Ever since I first heard of them in late December of 2019 or else early the next month, I’ve been worried about a brushfire sweeping through Owen’s Valley and climbing the slopes of the White Mountains to the east, across the way from the Sierra Nevada and the Sequoia, up into the ancient Bristlecone grove where the most ancient beings on our planet are (for now) living. This anxiety only grew after I finally went to the grove, compelled by something greater than myself, there encountering a majesty I have not yet found words or lines capable of encompassing.
But it isn’t the fires I ought to worry about, as Sarah Kaplan reported recently in The Washington Post, as much as I ought to be concerned about bark beetles making their way up into that sacred grove, digging into them as a non-preferred alternative to the lower-elevation evergreens they do prefer.
To be clear, I don’t use that notion of sacrality lightly: I am not a religious person, nor am I even particularly ‘spiritual.’ But I know what I felt in that grove was something divine I have not ever felt anywhere else. I felt a sort of radiating eminence from the Sierra Nevada as well, but that was a different feeling: apparently, and logically enough, the divine in a mountain range differs from the divine in an ancient evergreen grove.
The spiraling growth of many of the trees only happens in the high arid spaces they call home; grown elsewhere in more lush conditions, the trees grow like more typical evergreen trees.

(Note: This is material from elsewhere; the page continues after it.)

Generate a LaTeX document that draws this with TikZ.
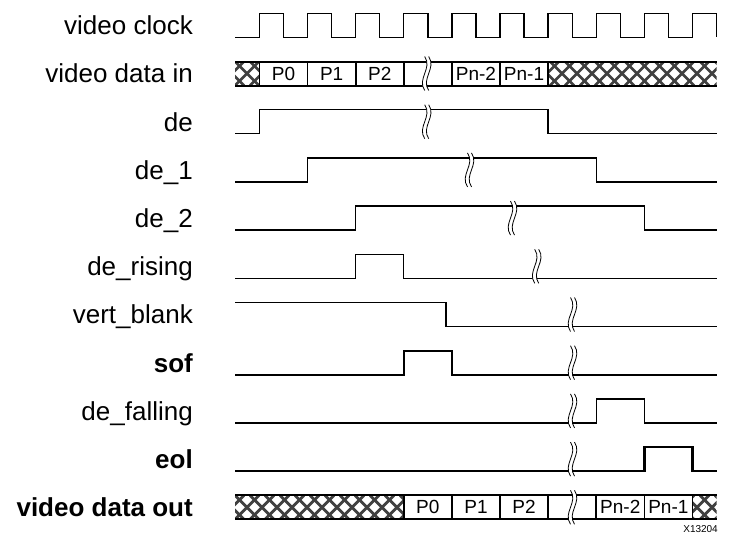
\documentclass[tikz,border=0pt]{standalone}
\usepackage{fontspec}
\setmainfont{Liberation Sans}
\begin{document}
\begin{tikzpicture}[
			x=1pt,y=-1pt,
			lbl/.style={anchor=base east,inner sep=0pt,font=\fontsize{26}{30}\selectfont},
			lblbold/.style={anchor=base east,inner sep=0pt,font=\fontsize{26}{30}\selectfont\bfseries},
			cell/.style={inner sep=0pt,font=\fontsize{19}{22}\selectfont},
			wave/.style={line width=1.3pt},
			boldwave/.style={line width=2.4pt},
			bus/.style={line width=2pt},
			sep/.style={line width=1.6pt},
			hatch/.style={line width=2.8pt,black!75},
			brk/.style={line width=0.8pt}
		]
		\useasboundingbox (0,0) rectangle (730,544);
		\node[lbl] (clk) at (193,34.6) {video clock};
		\node[lbl] (din) at (193,82.8) {video data in};
		\node[lbl] (de) at (193,131) {de};
		\node[lbl] (de1) at (193,179.2) {de\_1};
		\node[lbl] (de2) at (193,227.4) {de\_2};
		\node[lbl] (derise) at (193,275.6) {de\_rising};
		\node[lbl] (vblank) at (193,323.8) {vert\_blank};
		\node[lblbold] (sof) at (193,372) {sof};
		\node[lbl] (defall) at (193,420.2) {de\_falling};
		\node[lblbold] (eol) at (193,468.4) {eol};
		\node[lblbold] (dout) at (193,516.6) {video data out};
		\draw[wave] (235,37.3) \foreach \k in {0,...,9} {
				-- ({259.5+48.1*\k},37.3) -- ++(0,-24) -- ++(24.05,0) -- ++(0,24)
			};
		\begin{scope}
			\clip (235,61.5) rectangle (259.5,85.5) (548.1,61.5) rectangle (716.5,85.5);
			\foreach \i in {205,220,...,720}
			\draw[hatch] (\i,61.5) -- ++(24,24) (\i,85.5) -- ++(24,-24);
		\end{scope}
		\draw[bus] (235,61.5) -- (716.5,61.5) (235,85.5) -- (716.5,85.5);
		\foreach \x in {259.5,307.6,355.7,403.8,451.9,500,548.1}
		\draw[sep] (\x,61.5) -- (\x,85.5);
		\foreach \t/\x [count=\i] in {P0/283.55,P1/331.65,P2/379.75,Pn-2/475.95,Pn-1/524.05}
		\node[cell] (in\i) at (\x,73.5) {\t};
		\draw[wave] (235,133.7) -| (259.5,109.7) -| (548.1,133.7) -- (716.5,133.7);
		\draw[wave] (235,181.9) -| (307.6,157.9) -| (596.2,181.9) -- (716.5,181.9);
		\draw[wave] (235,230.1) -| (355.7,206.1) -| (644.3,230.1) -- (716.5,230.1);
		\draw[wave] (235,278.3) -| (355.7,254.3) -| (403.8,278.3) -- (716.5,278.3);
		\draw[wave] (235,302.5) -| (446,326.5) -- (716.5,326.5);
		\draw[boldwave] (235,374.7) -| (403.8,350.7) -| (451.9,374.7) -- (716.5,374.7);
		\draw[wave] (235,422.9) -| (596.2,398.9) -| (644.3,422.9) -- (716.5,422.9);
		\draw[boldwave] (235,471.1) -| (644.3,447.1) -| (692.4,471.1) -- (716.5,471.1);
		\begin{scope}
			\clip (235,495.3) rectangle (403.8,519.3) (692.4,495.3) rectangle (716.5,519.3);
			\foreach \i in {205,220,...,720}
			\draw[hatch] (\i,495.3) -- ++(24,24) (\i,519.3) -- ++(24,-24);
		\end{scope}
		\draw[bus] (235,495.3) -- (716.5,495.3) (235,519.3) -- (716.5,519.3);
		\foreach \x in {403.8,451.9,500,548.1,596.2,644.3,692.4}
		\draw[sep] (\x,495.3) -- (\x,519.3);
		\foreach \t/\x [count=\i] in {P0/427.85,P1/475.95,P2/524.05,Pn-2/620.25,Pn-1/668.35}
		\node[cell] (out\i) at (\x,507.3) {\t};
		\foreach \x/\y in {426.7/73.5,426.7/121.7,469.5/169.9,512.5/218.1,536.7/266.3,
				572.5/314.5,572.5/362.7,572.5/410.9,572.5/459.1,572.5/507.3} {
				\fill[white] (\x-2,\y-17) .. controls (\x+6,\y-5) and (\x-10,\y+5) .. (\x-2,\y+17)
				-- (\x+2,\y+17) .. controls (\x-6,\y+5) and (\x+10,\y-5) .. (\x+2,\y-17) -- cycle;
				\draw[brk] (\x-2,\y-17) .. controls (\x+6,\y-5) and (\x-10,\y+5) .. (\x-2,\y+17);
				\draw[brk] (\x+2,\y-17) .. controls (\x+10,\y-5) and (\x-6,\y+5) .. (\x+2,\y+17);
			}
		\node[anchor=east,inner sep=0pt,font=\fontsize{10}{12}\selectfont] (fig) at (718,529) {X13204};
	\end{tikzpicture}
\end{document}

Ever since I walked through this incredible grove and felt their awesome presence, I’ve been keeping a close watch on Owen’s Valley, centering my fixed gaze on Big Pine, just outside of which is the access road up into the White Mountains to the Ancient Bristlecone Grove.
In late February this year a fire erupted right there on the valley floor between Bishop and Big Pine.

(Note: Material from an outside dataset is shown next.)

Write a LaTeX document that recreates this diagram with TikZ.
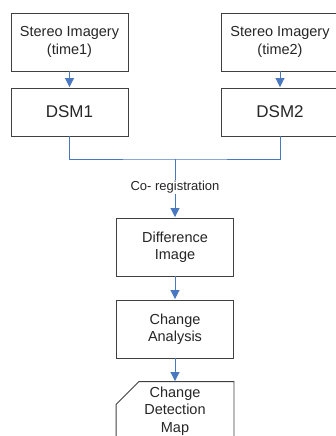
\documentclass[tikz,border=0pt]{standalone}
\usepackage{fontspec}
\setmainfont{Liberation Sans}
\usetikzlibrary{arrows.meta}
\definecolor{boxline}{HTML}{404040}
\definecolor{flowblue}{HTML}{4A78C0}
\definecolor{txt}{HTML}{262626}
\tikzset{
  box/.style={draw=boxline, line width=0.9pt, fill=white, minimum width=117pt, minimum height=58pt,
    align=center, inner sep=0pt, font=\fontsize{14.5}{17.5}\selectfont, text=txt},
  dsmbox/.style={box, minimum height=48pt, font=\fontsize{17}{20}\selectfont},
  flow/.style={draw=flowblue, line width=0.9pt},
  flowarrow/.style={flow, -{Triangle[length=9pt,width=9pt]}, shorten >=0.5pt},
  lbl/.style={fill=white, inner sep=1pt, font=\fontsize{13}{15}\selectfont, text=txt}
}
\begin{document}
\begin{tikzpicture}[x=1pt,y=-1pt]
\useasboundingbox (0,0) rectangle (336,436);
\clip (0,0) rectangle (336,436);
\node[box] (s1) at (69.5,42) {Stereo Imagery\\(time1)};
\node[box] (s2) at (280,42) {Stereo Imagery\\(time2)};
\node[dsmbox] (d1) at (69.5,112) {DSM1};
\node[dsmbox] (d2) at (280,112) {DSM2};
\node[box] (diff) at (175,247) {Difference\\Image};
\node[box] (ana) at (175,329) {Change\\Analysis};
\node[box, draw=none, fill=none] (card) at (175,411) {Change\\Detection\\Map};
\draw[boxline, line width=0.9pt] ([xshift=23pt]card.north west) -- (card.north east) -- (card.south east)
  -- (card.south west) -- ([yshift=-23pt]card.north west) -- cycle;
\coordinate (j) at (175,159);
\draw[flowarrow] (s1) -- (d1);
\draw[flowarrow] (s2) -- (d2);
\draw[flow] (d1.south) |- (j) -| (d2.south);
\draw[flowarrow] (j) -- (diff.north);
\node[lbl] (reg) at (175,187) {Co- registration};
\draw[flowarrow] (diff) -- (ana);
\draw[flowarrow] (ana) -- (card.north);
\end{tikzpicture}
\end{document}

Some of the trees in this grove are almost five thousand years old, nearly three thousand years older than the oldest sequoia. The oldest tree confirmed by core analysis is over 4,500 years old. The scientists who know where it is (a tightly kept secret) call it ‘Methuselah.’ I would like to know its real name, but that’s a post for another day.
Living so long has its disadvantages: namely, soil erosion, as you can see in the previous picture picture and below. That is why if you go to the grove, you’ll see signs telling you to stay on the trail to avoid further erosion.

Because dolomite is favored by few other species, Bristlecones are able to grow at their own pace without being crowded out by faster-growing trees. They chose a niche and dug into it.

Like any other tree, these mountain-top dwellers are subject to lightning strikes and so you’ll see one here and there, burned from the inside out with such force that the trunk exploded.


Any tree dying on our account, each tree killed by capitalism-induced climate change is a debt marked in the ledger of our species. Each old growth tree torn down and then torn apart is a debit in our register. But the loss of these trees, the most ancient beings still alive today, is almost too much to comprehend. There is nothing comparable to them so far as we know. The next oldest trees are a couple thousand years younger. Their acknowledged value is scientific, of course; but there is so much more that a person can learn from them that does not involve stabbing into a living creature.
The discoverer of the loss on Mount Thompson in Death Valley estimates 60-70% losses due to bark beetles, whose numbers have grown exponentially as the temperature has risen, meaning that all those extra beetles are going to be looking for new trees to breed in, leading them to expand their territory, taking out two thirds of the trees they encounter.
Now I have to figure out how to reconcile myself to the loss of these trees on top of everything else. I’ve let myself consider them relatively safe based on a rather naive hope that these isolated groves would stay isolated, but that seems increasingly unlikely.